O que vemos daí em diante são 30 obras in situ, muitas comissionadas, todas percorridas pela mesma ferida (seja a brecha cultural, ou o desacerto ambiental) trabalhada por artistas situados em lugares bem diferenciados. Estão representados consagradas já falecidas, como a brasileira Lygia Pape, cuja extraordinária e delicada teia em arame dourado veio de Serralves, ou a cineasta francesa Sarah Maldoror, outros (vivos) como a italiana Elisabetta Benassi, que acende sinais de luzes num dos extensos corredores do convento, a argentina Vivian Suter, o fotógrafo afro americano Paul Sepuya, a feminista pioneira americana Mary Beth Edelson, a peruana Lastenia Canayo ou a colombiana Laura Huertas Millán, mas também vários mais desconhecidos. Filipa Oliveira refere que a preferência por artistas originários ou cúmplices do Sul Global é quase intuitiva e mais do que consentânea com o manifesto que subjaz à programação. Talvez a história mais emblemática das (in) visibilidades causadas pela economia política do circuito internacional das artes plásticas seja a da ceramista senegalesa Seni Awa Camara, cujas (ia escrever maravilhosas, mas é um adjetivo escasso para conter a exuberância e a força expressiva e histórica das suas esculturas em argila) peças foram reveladas ao mundo após a exposição Magiciens de la terra, em 1989, em Paris. Esta foi a mostra fundadora que abriu as portas dos museus aos artistas africanos, até ai relegados para categorizações artesanais sem valor artístico. As figuras maternais da ceramista, espíritos e mulheres carregadas de filhos estão por todo o lado no convento, assombrando o visitante como fazem com a sua criadora, que as inventa e produz para visibilizar a sua própria dor de mulher africana imersa em imaginários ancestrais.
Mas há outras obras muito boas para ver, incluindo de artistas da pós memória. Um dos mais impactantes é Carlos Bunga, que apresenta na cisterna, e na antiga oficina do Exército, um conjunto disperso de mobiliário afundado e um vídeo entrevista com a mãe angolana, que testemunha a sua viagem no atabalhoado processo de descolonização, em 1975. Os paralelos, entre o que naufragou e o que foi resgatado, são imensamente poderosos.

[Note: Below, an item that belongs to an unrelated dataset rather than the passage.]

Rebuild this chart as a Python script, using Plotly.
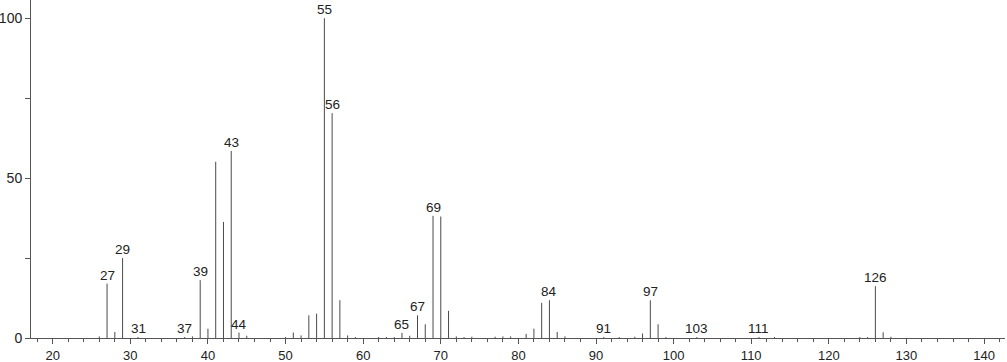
import plotly.graph_objects as go

mz = [26, 27, 28, 29, 31, 37, 38, 39, 40, 41, 42, 43, 44, 45, 50, 51, 52, 53, 54, 55,
      56, 57, 58, 59, 62, 63, 64, 65, 66, 67, 68, 69, 70, 71, 72, 73, 74, 77, 78, 79,
      81, 82, 83, 84, 85, 86, 91, 93, 95, 96, 97, 98, 99, 103, 111, 113, 124, 125, 126, 127, 128]
intensity = [0.5, 17.0, 1.9, 25.0, 0.3, 0.3, 0.5, 18.1, 2.9, 55.1, 36.3, 58.5, 1.7, 0.7, 0.3, 1.7, 0.8, 7.1, 7.6, 100.0,
             70.3, 11.8, 0.8, 0.3, 0.3, 0.3, 0.3, 1.6, 0.7, 7.1, 4.3, 38.2, 38.0, 8.5, 0.5, 0.3, 0.4, 0.4, 0.5, 0.5,
             1.3, 2.9, 11.0, 11.8, 1.9, 0.5, 0.3, 0.3, 0.4, 1.4, 11.8, 4.3, 0.3, 0.3, 0.3, 0.3, 0.3, 0.3, 16.2, 1.8, 0.4]
labeled = [27, 29, 31, 37, 39, 43, 44, 55, 56, 65, 67, 69, 84, 91, 97, 103, 111, 126]

xs, ys = [], []
for m, v in zip(mz, intensity):
    xs += [m, m, None]
    ys += [0, v, None]

fig = go.Figure()
fig.add_trace(go.Scatter(x=xs, y=ys, mode="lines", line=dict(color="#4a4a4a", width=1),
                         hoverinfo="skip", showlegend=False, cliponaxis=False))

lookup = dict(zip(mz, intensity))
for m in labeled:
    fig.add_annotation(x=m, y=lookup[m], text=str(m), showarrow=False, yanchor="bottom",
                       xanchor="center", font=dict(family="Liberation Sans, Arial", size=13.5, color="#222"),
                       borderpad=0, yshift=0)

axis_font = dict(family="Liberation Sans, Arial", size=13, color="#222")
fig.update_layout(
    width=1007, height=362,
    margin=dict(l=31, r=2, t=0, b=24, autoexpand=False),
    paper_bgcolor="white", plot_bgcolor="white",
    xaxis=dict(range=[17.2, 142.7], showgrid=False, zeroline=False, showline=True, automargin=False,
               linecolor="#555", linewidth=1, ticks="outside", ticklen=5, tickcolor="#555",
               dtick=10, tick0=0, tickfont=axis_font, ticklabelstandoff=0,
               minor=dict(dtick=2, tick0=0, ticks="outside", ticklen=3, tickcolor="#555", showgrid=False)),
    yaxis=dict(range=[0, 105.7], showgrid=False, zeroline=False, showline=True, automargin=False,
               linecolor="#555", linewidth=1, ticks="outside", ticklen=5, tickcolor="#555",
               dtick=50, tick0=0, tickfont=dict(family="Liberation Sans, Arial", size=14, color="#222"),
               ticklabelstandoff=0,
               minor=dict(dtick=25, tick0=0, ticks="outside", ticklen=5, tickcolor="#555", showgrid=False)),
)
fig.write_html("out.html", config={"displayModeBar": False},
               post_script="document.body.style.margin='0';document.body.style.overflow='hidden';")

Há muitos vídeos e filmes, cuja duração mais do que justifica uma viagem de dois dias. Até porque a Bienal não se esgota no convento, ocupando ainda os espaços do CAPC (Círculo Sede e Círculo Sereia) a Estufa Fria do Jardim Botânico (com uma instalação de Diana Policarpo), a Casa das Caldeiras e o Teatro Cerca de São Bernardo.
Um dos projetos convergentes mais interessantes, pelas sementes que lança, é a Bibliotera, comissionada por Filipa César, Marinho de Pina, Marta Lança, uma resposta desafiante à solenidade barroca da congénere Biblioteca Joanina. Aqui, os livros foram recolhidos durante meses, oferecidos por editoras, livreiros e outros amigos, e neste momento estão no CAPC, no jardim da Sereia. Em breve serão transportados num contentor até à sua casa final: a mediateca onshore, situada na aldeia de Malafo, a cerca de 90 km de Bissau, construída entre fevereiro e agosto de 2021. É um projeto coletivo, animado pelo encontro entre a comunidade local, a Geba Filmes e o coletivo luta ca caba inda. Filipa César, artista plástica e cineasta documental portuguesa, que assina com a historiadora Sónia Vaz Borges (guineense, vive em Berlim e leciona na Universidade Humboldt) o filme Leituras do Mangue, sobre a luta anticolonial e o sistema educativo na Guiné-Bissau, explica que a ideia é discutir o conceito tradicional das bibliotecas e potenciar o valor subversivo e crítico da leitura. Estes livros já estão desarrumados em Coimbra, convidando a partilhas mais informais, mas em Malafo serão talvez lidos no chão (a mediateca também se chama Abotcha, a palavra balanta para terra) ou em cima dos manguezais que protegem a aldeia, a floresta de savana e as planícies aluviais das águas do mar. Quando morrer mais um velho, a biblioteca pode chorá-lo, mas sobreviver.